THE TASK:
Skip the pictures. Transcribe the rest of the data below without changing a word.

INFORMATION SUPPLIED:
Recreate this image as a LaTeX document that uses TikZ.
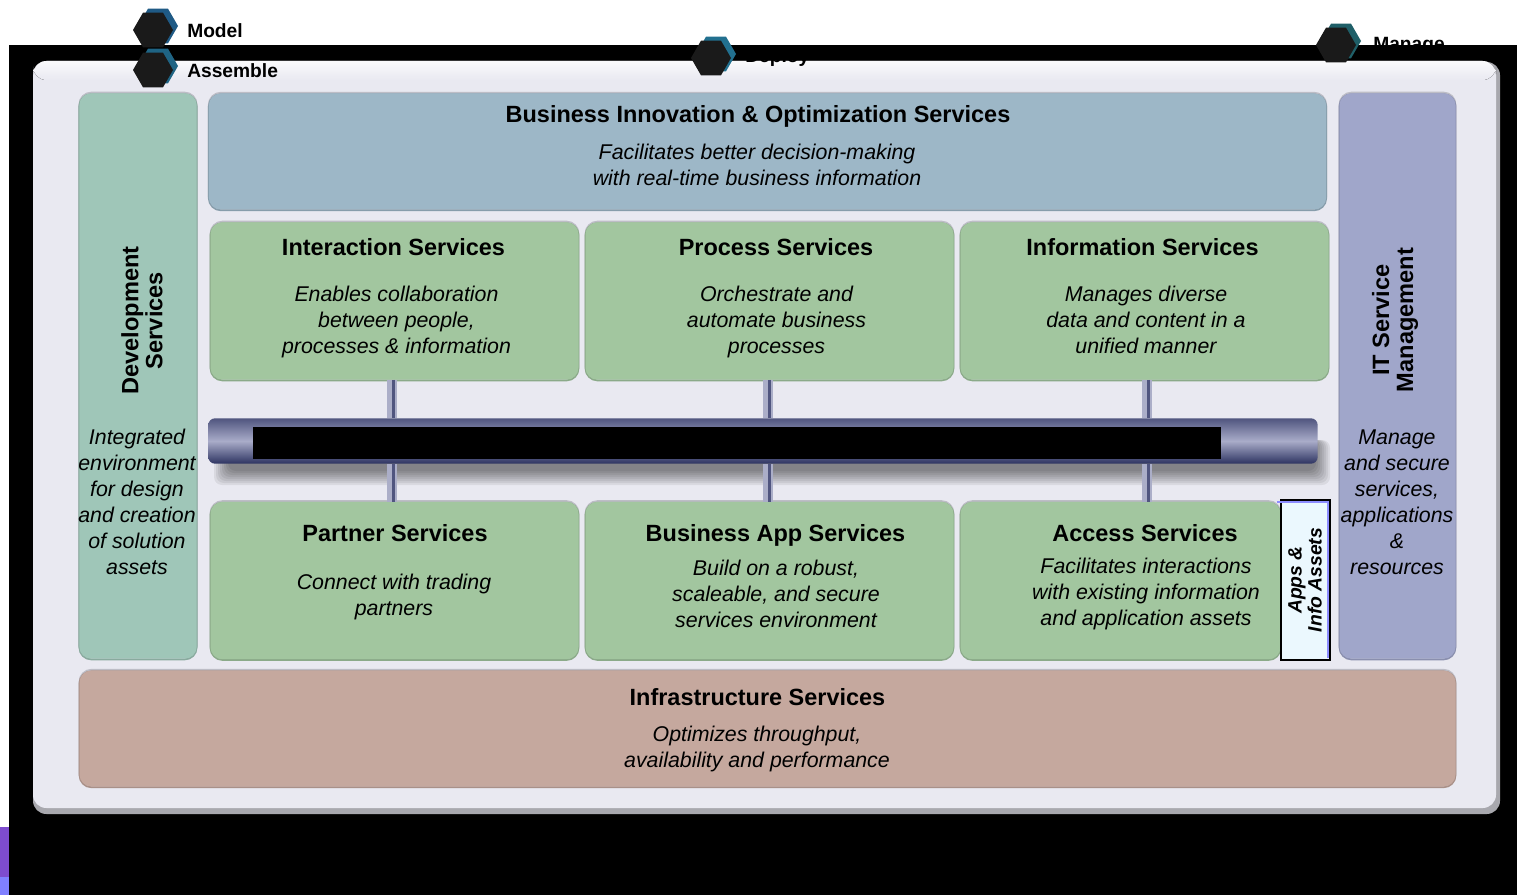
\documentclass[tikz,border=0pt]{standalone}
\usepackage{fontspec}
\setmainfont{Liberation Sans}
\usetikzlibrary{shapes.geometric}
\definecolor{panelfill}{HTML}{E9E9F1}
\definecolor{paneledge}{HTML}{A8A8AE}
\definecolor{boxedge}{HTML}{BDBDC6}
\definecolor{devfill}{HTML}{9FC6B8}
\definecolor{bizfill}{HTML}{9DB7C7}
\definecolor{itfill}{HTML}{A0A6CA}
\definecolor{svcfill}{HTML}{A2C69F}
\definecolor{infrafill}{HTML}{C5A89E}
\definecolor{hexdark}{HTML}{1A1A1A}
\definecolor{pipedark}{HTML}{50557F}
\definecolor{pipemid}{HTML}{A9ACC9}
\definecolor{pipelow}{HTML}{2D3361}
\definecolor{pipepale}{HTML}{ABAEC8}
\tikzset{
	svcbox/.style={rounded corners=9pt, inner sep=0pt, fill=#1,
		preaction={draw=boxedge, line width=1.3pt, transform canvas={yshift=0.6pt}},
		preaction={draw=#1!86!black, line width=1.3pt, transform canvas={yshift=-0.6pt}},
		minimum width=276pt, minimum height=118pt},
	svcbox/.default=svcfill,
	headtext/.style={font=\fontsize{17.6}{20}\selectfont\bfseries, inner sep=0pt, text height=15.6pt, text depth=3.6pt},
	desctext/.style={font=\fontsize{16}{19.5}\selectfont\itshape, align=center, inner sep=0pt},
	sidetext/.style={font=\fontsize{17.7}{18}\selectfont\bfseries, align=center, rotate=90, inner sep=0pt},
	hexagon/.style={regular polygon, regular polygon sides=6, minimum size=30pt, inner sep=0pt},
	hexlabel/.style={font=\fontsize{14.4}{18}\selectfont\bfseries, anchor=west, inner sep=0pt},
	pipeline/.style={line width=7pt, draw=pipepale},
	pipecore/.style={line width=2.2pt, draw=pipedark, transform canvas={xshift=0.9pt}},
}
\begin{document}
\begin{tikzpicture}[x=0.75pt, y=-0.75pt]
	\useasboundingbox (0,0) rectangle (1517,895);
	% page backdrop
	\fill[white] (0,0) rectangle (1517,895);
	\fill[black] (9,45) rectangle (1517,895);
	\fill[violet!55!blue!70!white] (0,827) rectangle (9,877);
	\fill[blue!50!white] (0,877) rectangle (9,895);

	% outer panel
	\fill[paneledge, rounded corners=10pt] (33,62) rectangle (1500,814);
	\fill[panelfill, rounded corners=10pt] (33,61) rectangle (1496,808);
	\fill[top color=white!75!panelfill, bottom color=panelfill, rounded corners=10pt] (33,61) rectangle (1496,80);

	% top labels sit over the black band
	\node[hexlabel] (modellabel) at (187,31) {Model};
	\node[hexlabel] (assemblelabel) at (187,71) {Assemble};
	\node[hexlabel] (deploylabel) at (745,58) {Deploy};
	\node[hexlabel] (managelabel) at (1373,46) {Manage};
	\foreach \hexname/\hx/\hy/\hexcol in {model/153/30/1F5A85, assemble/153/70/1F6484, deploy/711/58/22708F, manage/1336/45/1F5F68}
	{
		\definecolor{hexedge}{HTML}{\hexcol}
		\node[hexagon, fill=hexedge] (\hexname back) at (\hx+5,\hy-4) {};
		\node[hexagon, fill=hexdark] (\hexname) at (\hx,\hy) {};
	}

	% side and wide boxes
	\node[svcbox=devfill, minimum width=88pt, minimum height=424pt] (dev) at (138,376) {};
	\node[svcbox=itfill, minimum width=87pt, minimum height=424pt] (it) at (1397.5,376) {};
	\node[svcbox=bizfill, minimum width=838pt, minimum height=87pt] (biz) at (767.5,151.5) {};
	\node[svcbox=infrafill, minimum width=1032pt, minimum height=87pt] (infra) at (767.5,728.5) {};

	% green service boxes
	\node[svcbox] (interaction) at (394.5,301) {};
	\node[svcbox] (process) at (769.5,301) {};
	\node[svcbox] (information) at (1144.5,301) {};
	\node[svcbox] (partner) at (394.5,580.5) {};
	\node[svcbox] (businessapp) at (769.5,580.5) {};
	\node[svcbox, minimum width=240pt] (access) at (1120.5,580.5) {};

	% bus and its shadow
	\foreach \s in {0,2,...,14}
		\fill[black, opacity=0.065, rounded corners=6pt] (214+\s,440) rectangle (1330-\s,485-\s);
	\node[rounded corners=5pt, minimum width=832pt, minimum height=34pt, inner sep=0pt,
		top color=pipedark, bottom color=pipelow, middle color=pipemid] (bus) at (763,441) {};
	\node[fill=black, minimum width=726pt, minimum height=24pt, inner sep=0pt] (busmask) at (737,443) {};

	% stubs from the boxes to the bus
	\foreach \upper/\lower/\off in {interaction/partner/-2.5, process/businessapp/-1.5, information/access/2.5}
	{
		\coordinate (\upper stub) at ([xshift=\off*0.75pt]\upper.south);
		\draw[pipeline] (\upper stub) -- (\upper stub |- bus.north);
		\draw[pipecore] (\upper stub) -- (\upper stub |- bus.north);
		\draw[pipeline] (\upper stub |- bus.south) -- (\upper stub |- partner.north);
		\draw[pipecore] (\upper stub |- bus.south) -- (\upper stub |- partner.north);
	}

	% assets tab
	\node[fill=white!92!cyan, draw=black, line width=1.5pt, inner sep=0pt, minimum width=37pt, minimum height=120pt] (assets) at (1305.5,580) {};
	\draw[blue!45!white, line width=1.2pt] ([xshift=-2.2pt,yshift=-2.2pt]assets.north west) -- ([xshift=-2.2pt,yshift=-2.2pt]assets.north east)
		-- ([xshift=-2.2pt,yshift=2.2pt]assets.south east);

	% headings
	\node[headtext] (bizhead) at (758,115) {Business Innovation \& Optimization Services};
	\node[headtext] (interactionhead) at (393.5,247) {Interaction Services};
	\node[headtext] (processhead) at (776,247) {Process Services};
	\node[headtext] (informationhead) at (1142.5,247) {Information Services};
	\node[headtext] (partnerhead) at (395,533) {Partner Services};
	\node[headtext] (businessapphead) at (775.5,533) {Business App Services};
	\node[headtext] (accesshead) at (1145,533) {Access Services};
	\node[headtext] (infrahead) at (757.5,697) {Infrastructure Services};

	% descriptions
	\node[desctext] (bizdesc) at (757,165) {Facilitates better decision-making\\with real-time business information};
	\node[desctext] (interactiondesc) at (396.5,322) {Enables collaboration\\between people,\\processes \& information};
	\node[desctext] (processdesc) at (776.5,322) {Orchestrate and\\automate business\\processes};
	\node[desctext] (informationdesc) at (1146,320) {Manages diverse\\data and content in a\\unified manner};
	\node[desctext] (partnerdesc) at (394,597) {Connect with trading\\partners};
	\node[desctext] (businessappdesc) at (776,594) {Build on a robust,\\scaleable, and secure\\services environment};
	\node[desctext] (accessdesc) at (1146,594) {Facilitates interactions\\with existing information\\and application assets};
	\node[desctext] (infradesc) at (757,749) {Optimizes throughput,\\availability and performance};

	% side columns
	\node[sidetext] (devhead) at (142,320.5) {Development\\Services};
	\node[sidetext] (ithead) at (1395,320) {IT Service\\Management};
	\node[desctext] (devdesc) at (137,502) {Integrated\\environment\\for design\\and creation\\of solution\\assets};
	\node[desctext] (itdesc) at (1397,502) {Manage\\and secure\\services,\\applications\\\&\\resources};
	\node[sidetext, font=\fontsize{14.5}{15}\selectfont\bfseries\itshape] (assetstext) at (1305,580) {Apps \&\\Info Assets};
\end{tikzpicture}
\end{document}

TASK RESULT:
Recreate this image as a LaTeX document that uses TikZ.
\documentclass[tikz,border=0pt]{standalone}
\usepackage{fontspec}
\setmainfont{Liberation Sans}
\usetikzlibrary{shapes.geometric}
\definecolor{panelfill}{HTML}{E9E9F1}
\definecolor{paneledge}{HTML}{A8A8AE}
\definecolor{boxedge}{HTML}{BDBDC6}
\definecolor{devfill}{HTML}{9FC6B8}
\definecolor{bizfill}{HTML}{9DB7C7}
\definecolor{itfill}{HTML}{A0A6CA}
\definecolor{svcfill}{HTML}{A2C69F}
\definecolor{infrafill}{HTML}{C5A89E}
\definecolor{hexdark}{HTML}{1A1A1A}
\definecolor{pipedark}{HTML}{50557F}
\definecolor{pipemid}{HTML}{A9ACC9}
\definecolor{pipelow}{HTML}{2D3361}
\definecolor{pipepale}{HTML}{ABAEC8}
\tikzset{
	svcbox/.style={rounded corners=9pt, inner sep=0pt, fill=#1,
		preaction={draw=boxedge, line width=1.3pt, transform canvas={yshift=0.6pt}},
		preaction={draw=#1!86!black, line width=1.3pt, transform canvas={yshift=-0.6pt}},
		minimum width=276pt, minimum height=118pt},
	svcbox/.default=svcfill,
	headtext/.style={font=\fontsize{17.6}{20}\selectfont\bfseries, inner sep=0pt, text height=15.6pt, text depth=3.6pt},
	desctext/.style={font=\fontsize{16}{19.5}\selectfont\itshape, align=center, inner sep=0pt},
	sidetext/.style={font=\fontsize{17.7}{18}\selectfont\bfseries, align=center, rotate=90, inner sep=0pt},
	hexagon/.style={regular polygon, regular polygon sides=6, minimum size=30pt, inner sep=0pt},
	hexlabel/.style={font=\fontsize{14.4}{18}\selectfont\bfseries, anchor=west, inner sep=0pt},
	pipeline/.style={line width=7pt, draw=pipepale},
	pipecore/.style={line width=2.2pt, draw=pipedark, transform canvas={xshift=0.9pt}},
}
\begin{document}
\begin{tikzpicture}[x=0.75pt, y=-0.75pt]
	\useasboundingbox (0,0) rectangle (1517,895);
	% page backdrop
	\fill[white] (0,0) rectangle (1517,895);
	\fill[black] (9,45) rectangle (1517,895);
	\fill[violet!55!blue!70!white] (0,827) rectangle (9,877);
	\fill[blue!50!white] (0,877) rectangle (9,895);

	% outer panel
	\fill[paneledge, rounded corners=10pt] (33,62) rectangle (1500,814);
	\fill[panelfill, rounded corners=10pt] (33,61) rectangle (1496,808);
	\fill[top color=white!75!panelfill, bottom color=panelfill, rounded corners=10pt] (33,61) rectangle (1496,80);

	% top labels sit over the black band
	\node[hexlabel] (modellabel) at (187,31) {Model};
	\node[hexlabel] (assemblelabel) at (187,71) {Assemble};
	\node[hexlabel] (deploylabel) at (745,58) {Deploy};
	\node[hexlabel] (managelabel) at (1373,46) {Manage};
	\foreach \hexname/\hx/\hy/\hexcol in {model/153/30/1F5A85, assemble/153/70/1F6484, deploy/711/58/22708F, manage/1336/45/1F5F68}
	{
		\definecolor{hexedge}{HTML}{\hexcol}
		\node[hexagon, fill=hexedge] (\hexname back) at (\hx+5,\hy-4) {};
		\node[hexagon, fill=hexdark] (\hexname) at (\hx,\hy) {};
	}

	% side and wide boxes
	\node[svcbox=devfill, minimum width=88pt, minimum height=424pt] (dev) at (138,376) {};
	\node[svcbox=itfill, minimum width=87pt, minimum height=424pt] (it) at (1397.5,376) {};
	\node[svcbox=bizfill, minimum width=838pt, minimum height=87pt] (biz) at (767.5,151.5) {};
	\node[svcbox=infrafill, minimum width=1032pt, minimum height=87pt] (infra) at (767.5,728.5) {};

	% green service boxes
	\node[svcbox] (interaction) at (394.5,301) {};
	\node[svcbox] (process) at (769.5,301) {};
	\node[svcbox] (information) at (1144.5,301) {};
	\node[svcbox] (partner) at (394.5,580.5) {};
	\node[svcbox] (businessapp) at (769.5,580.5) {};
	\node[svcbox, minimum width=240pt] (access) at (1120.5,580.5) {};

	% bus and its shadow
	\foreach \s in {0,2,...,14}
		\fill[black, opacity=0.065, rounded corners=6pt] (214+\s,440) rectangle (1330-\s,485-\s);
	\node[rounded corners=5pt, minimum width=832pt, minimum height=34pt, inner sep=0pt,
		top color=pipedark, bottom color=pipelow, middle color=pipemid] (bus) at (763,441) {};
	\node[fill=black, minimum width=726pt, minimum height=24pt, inner sep=0pt] (busmask) at (737,443) {};

	% stubs from the boxes to the bus
	\foreach \upper/\lower/\off in {interaction/partner/-2.5, process/businessapp/-1.5, information/access/2.5}
	{
		\coordinate (\upper stub) at ([xshift=\off*0.75pt]\upper.south);
		\draw[pipeline] (\upper stub) -- (\upper stub |- bus.north);
		\draw[pipecore] (\upper stub) -- (\upper stub |- bus.north);
		\draw[pipeline] (\upper stub |- bus.south) -- (\upper stub |- partner.north);
		\draw[pipecore] (\upper stub |- bus.south) -- (\upper stub |- partner.north);
	}

	% assets tab
	\node[fill=white!92!cyan, draw=black, line width=1.5pt, inner sep=0pt, minimum width=37pt, minimum height=120pt] (assets) at (1305.5,580) {};
	\draw[blue!45!white, line width=1.2pt] ([xshift=-2.2pt,yshift=-2.2pt]assets.north west) -- ([xshift=-2.2pt,yshift=-2.2pt]assets.north east)
		-- ([xshift=-2.2pt,yshift=2.2pt]assets.south east);

	% headings
	\node[headtext] (bizhead) at (758,115) {Business Innovation \& Optimization Services};
	\node[headtext] (interactionhead) at (393.5,247) {Interaction Services};
	\node[headtext] (processhead) at (776,247) {Process Services};
	\node[headtext] (informationhead) at (1142.5,247) {Information Services};
	\node[headtext] (partnerhead) at (395,533) {Partner Services};
	\node[headtext] (businessapphead) at (775.5,533) {Business App Services};
	\node[headtext] (accesshead) at (1145,533) {Access Services};
	\node[headtext] (infrahead) at (757.5,697) {Infrastructure Services};

	% descriptions
	\node[desctext] (bizdesc) at (757,165) {Facilitates better decision-making\\with real-time business information};
	\node[desctext] (interactiondesc) at (396.5,322) {Enables collaboration\\between people,\\processes \& information};
	\node[desctext] (processdesc) at (776.5,322) {Orchestrate and\\automate business\\processes};
	\node[desctext] (informationdesc) at (1146,320) {Manages diverse\\data and content in a\\unified manner};
	\node[desctext] (partnerdesc) at (394,597) {Connect with trading\\partners};
	\node[desctext] (businessappdesc) at (776,594) {Build on a robust,\\scaleable, and secure\\services environment};
	\node[desctext] (accessdesc) at (1146,594) {Facilitates interactions\\with existing information\\and application assets};
	\node[desctext] (infradesc) at (757,749) {Optimizes throughput,\\availability and performance};

	% side columns
	\node[sidetext] (devhead) at (142,320.5) {Development\\Services};
	\node[sidetext] (ithead) at (1395,320) {IT Service\\Management};
	\node[desctext] (devdesc) at (137,502) {Integrated\\environment\\for design\\and creation\\of solution\\assets};
	\node[desctext] (itdesc) at (1397,502) {Manage\\and secure\\services,\\applications\\\&\\resources};
	\node[sidetext, font=\fontsize{14.5}{15}\selectfont\bfseries\itshape] (assetstext) at (1305,580) {Apps \&\\Info Assets};
\end{tikzpicture}
\end{document}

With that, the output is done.